- Exercise description
Reproduce the listing below exactly. Pictures do not belong in the copy.

- Available data
^^^^

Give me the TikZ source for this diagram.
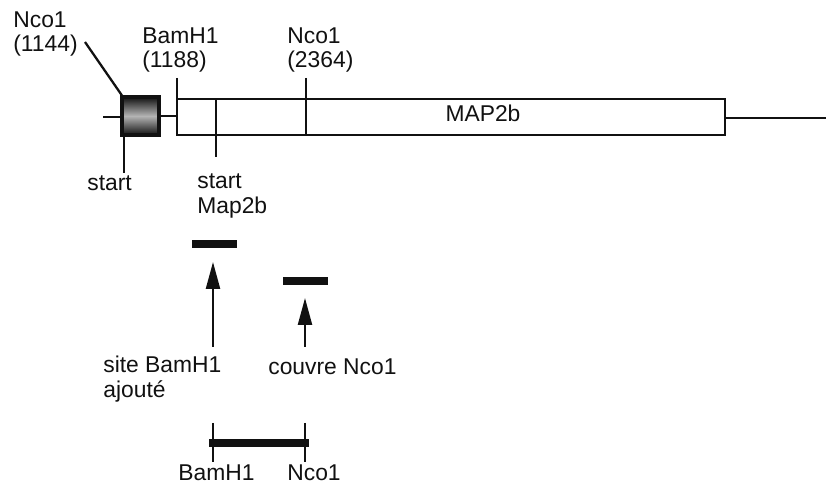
\documentclass[tikz,border=0pt]{standalone}
\usepackage{fontspec}
\setmainfont{Liberation Sans}
\usetikzlibrary{arrows.meta,calc}
\definecolor{ink}{HTML}{111111}
\definecolor{stipple}{HTML}{B4B4B4}

\tikzset{
  dna/.style={ink,line width=1.3pt},
  tick/.style={ink,line width=1.6pt},
  probe/.style={fill=ink,inner sep=0pt,minimum height=8*0.02cm},
  label/.style={ink,inner sep=0pt,anchor=west,align=left},
  pointer/.style={ink,line width=1.3pt,-{Triangle[length=5.4mm,width=2.8mm]}}
}

\begin{document}
\begin{tikzpicture}[x=0.02cm,y=-0.02cm,line cap=butt,line join=miter,
    font=\fontsize{13}{14}\selectfont]
  \useasboundingbox (0,0) rectangle (826,486);
  \coordinate (L) at (103,117);
  \coordinate (R) at (826,118);

  % gene map
  \draw[dna] (L) -- (122,117);
  \shade[top color=ink,bottom color=ink,middle color=stipple] (122,97) rectangle (159,135);
  \draw[ink,line width=1.8pt] (122,97) rectangle (159,135);
  \draw[dna] (159,116) -- (177,116);
  \draw[dna] (177,99) rectangle (725,135);
  \draw[dna] (725,118) -- (R);
  \node[ink] (map) at (483,113) {MAP2b};

  % sites on the map
  \draw[tick] (177,78) -- (177,99);
  \draw[tick] (306,78) -- (306,135);
  \draw[tick] (124,135) -- (124,173);
  \draw[tick] (216,99) -- (216,157);

  \node[label] (nco1) at (13,34) {Nco1\\(1144)};
  \node[label] (bam1) at (142,50) {BamH1\\(1188)};
  \node[label] (nco2) at (287,50) {Nco1\\(2364)};
  \node[label] (st1) at (87,183) {start};
  \node[label] (st2) at (197,196) {start\\Map2b};
  \draw[dna] (85,42) -- (123,97);

  % probes
  \node[probe,minimum width=45*0.02cm] (pA) at (214.5,244) {};
  \node[probe,minimum width=45*0.02cm] (pB) at (305.5,281) {};
  \node[label] (siteB) at (103,379) {site BamH1\\ajout\'e};
  \node[label] (cover) at (268,367) {couvre Nco1};
  \coordinate (aA) at (213,347);
  \coordinate (aB) at (305,347);
  \draw[pointer] (aA) -- (aA |- 0,262);
  \draw[pointer] (aB) -- (aB |- 0,298);

  % fragment
  \draw[ink,line width=4.8pt] (209,443) -- (309,443);
  \draw[tick] (213,423) -- (213,462);
  \draw[tick] (305,423) -- (305,462);
  \node[label] (fb) at (178,473) {BamH1};
  \node[label] (fn) at (287,473) {Nco1};
\end{tikzpicture}
\end{document}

^^^^

- Solution to the problem
Give me the TikZ source for this diagram.
\documentclass[tikz,border=0pt]{standalone}
\usepackage{fontspec}
\setmainfont{Liberation Sans}
\usetikzlibrary{arrows.meta,calc}
\definecolor{ink}{HTML}{111111}
\definecolor{stipple}{HTML}{B4B4B4}

\tikzset{
  dna/.style={ink,line width=1.3pt},
  tick/.style={ink,line width=1.6pt},
  probe/.style={fill=ink,inner sep=0pt,minimum height=8*0.02cm},
  label/.style={ink,inner sep=0pt,anchor=west,align=left},
  pointer/.style={ink,line width=1.3pt,-{Triangle[length=5.4mm,width=2.8mm]}}
}

\begin{document}
\begin{tikzpicture}[x=0.02cm,y=-0.02cm,line cap=butt,line join=miter,
    font=\fontsize{13}{14}\selectfont]
  \useasboundingbox (0,0) rectangle (826,486);
  \coordinate (L) at (103,117);
  \coordinate (R) at (826,118);

  % gene map
  \draw[dna] (L) -- (122,117);
  \shade[top color=ink,bottom color=ink,middle color=stipple] (122,97) rectangle (159,135);
  \draw[ink,line width=1.8pt] (122,97) rectangle (159,135);
  \draw[dna] (159,116) -- (177,116);
  \draw[dna] (177,99) rectangle (725,135);
  \draw[dna] (725,118) -- (R);
  \node[ink] (map) at (483,113) {MAP2b};

  % sites on the map
  \draw[tick] (177,78) -- (177,99);
  \draw[tick] (306,78) -- (306,135);
  \draw[tick] (124,135) -- (124,173);
  \draw[tick] (216,99) -- (216,157);

  \node[label] (nco1) at (13,34) {Nco1\\(1144)};
  \node[label] (bam1) at (142,50) {BamH1\\(1188)};
  \node[label] (nco2) at (287,50) {Nco1\\(2364)};
  \node[label] (st1) at (87,183) {start};
  \node[label] (st2) at (197,196) {start\\Map2b};
  \draw[dna] (85,42) -- (123,97);

  % probes
  \node[probe,minimum width=45*0.02cm] (pA) at (214.5,244) {};
  \node[probe,minimum width=45*0.02cm] (pB) at (305.5,281) {};
  \node[label] (siteB) at (103,379) {site BamH1\\ajout\'e};
  \node[label] (cover) at (268,367) {couvre Nco1};
  \coordinate (aA) at (213,347);
  \coordinate (aB) at (305,347);
  \draw[pointer] (aA) -- (aA |- 0,262);
  \draw[pointer] (aB) -- (aB |- 0,298);

  % fragment
  \draw[ink,line width=4.8pt] (209,443) -- (309,443);
  \draw[tick] (213,423) -- (213,462);
  \draw[tick] (305,423) -- (305,462);
  \node[label] (fb) at (178,473) {BamH1};
  \node[label] (fn) at (287,473) {Nco1};
\end{tikzpicture}
\end{document}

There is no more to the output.